Tia Pressa e a prima Paciência

Bem sei que são duas virtudes que nos acompanham desde o nascimento.

A pressa e a paciência são sentimentos inerentes a nós mesmos. Embora não se consiga, até no presente momento, controlar um e outro. Cada um nasce com a dose certa de ansiedade e sofreguidão. E, com o passar do tempo, estes sentimentos acabam por tomar conta da gente até o final dos dias. Apesar de tudo fazermos para amainar este estado de espírito. Mas eles acabam com a gente. Sendo levados ao caixão.

Cada vez mais, devido aos tempos hodiernos, a ansiedade toma conta da gente.

Como tenho assistido, durante os atendimentos em unidades de saúde pública, pessoas, com mãos trêmulas, suplicarem por receitas de tarja preta. São os ansiolíticos e antidressivos os mais requisitados. E, quando faltam aquelas folhas de receituários as pessoas se desarvoram. E saem da minha sala com a expressão inequívoca de desilusão.

Noutro dia, creio que na semana passada, passaram pela minha salinha acanhada duas senhorinhas.

Eram pessoinhas vindas da roça. A primeira com uma expressão tristonha. Já a segunda, creio que a mais idosa, mostrava na face crispada pelos anos um sinal evidente de alegria contagiante.

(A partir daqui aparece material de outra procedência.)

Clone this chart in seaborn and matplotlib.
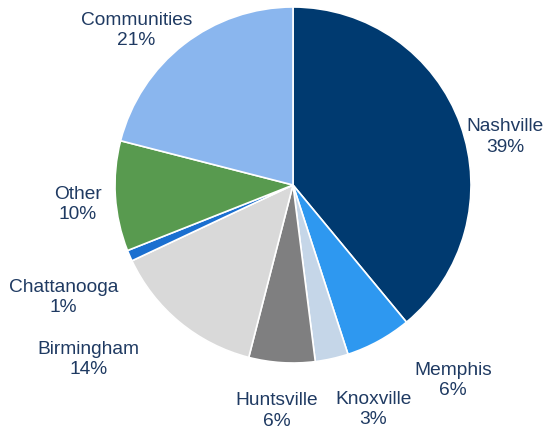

Quem começou a prosa foi a mais falante.

“Doutor. Minha prima padece de ansiedade. Não consegue dormir. Passa a noite inteira de olhos abertos. Acorda com uma expressão de cansaço. O que o senhor pode fazer para nos ajudar”?

Pedi que ambas esperassem a minha receita. Enquanto isso, a mais calada, a que não conseguia conciliar o sono, acabou dormindo recostada à cadeira. Foi preciso chamar a enfermeira para que ela me ajudasse a acordar a senhora.

Prescrevi uma receita de ansiolítico a primeira dama. Foi quando ela, já de olhos abertos, me olhou, com olhos rasos d’água, e me agradeceu o atendimento.

A segunda, a mais loquaz, explicou que sua prima não dormia desde a última semana. E passava a noite inteira contando carneiros. Acordava berrando como uma vaca com saudade do seu bezerro.

A consulta das duas primas pouco durou. Ambas deixaram a minha sala modesta com olhos recheados de gratidão.

Na semana entrante ambas retornaram a consulta. Já com a expressão desanuviada. Por certo o medicamento foi acertado. E a mais ansiosa conseguiu dormir.

Já a outra, a mais calminha, foi quem me agradeceu, trazendo-me uma dúzia de ovos caipiras e algumas laranjas da ilha. Já que manifestei a elas o meu agrado por aquelas laranjas docinhas.

Desde então ficamos amigos. De vez em quando elas aparecem no meu consultório. Na intenção de renovar as receitas.

A prima Paciência sempre vem com algum regalo.

Já a outra prima, a tal apressada, mal tem tempo de permanecer na minha sala.

Assim caminha a humanidade.

A tal pressa nos tem consumido. Haja paciência. Para tentar domesticar a ansiedade.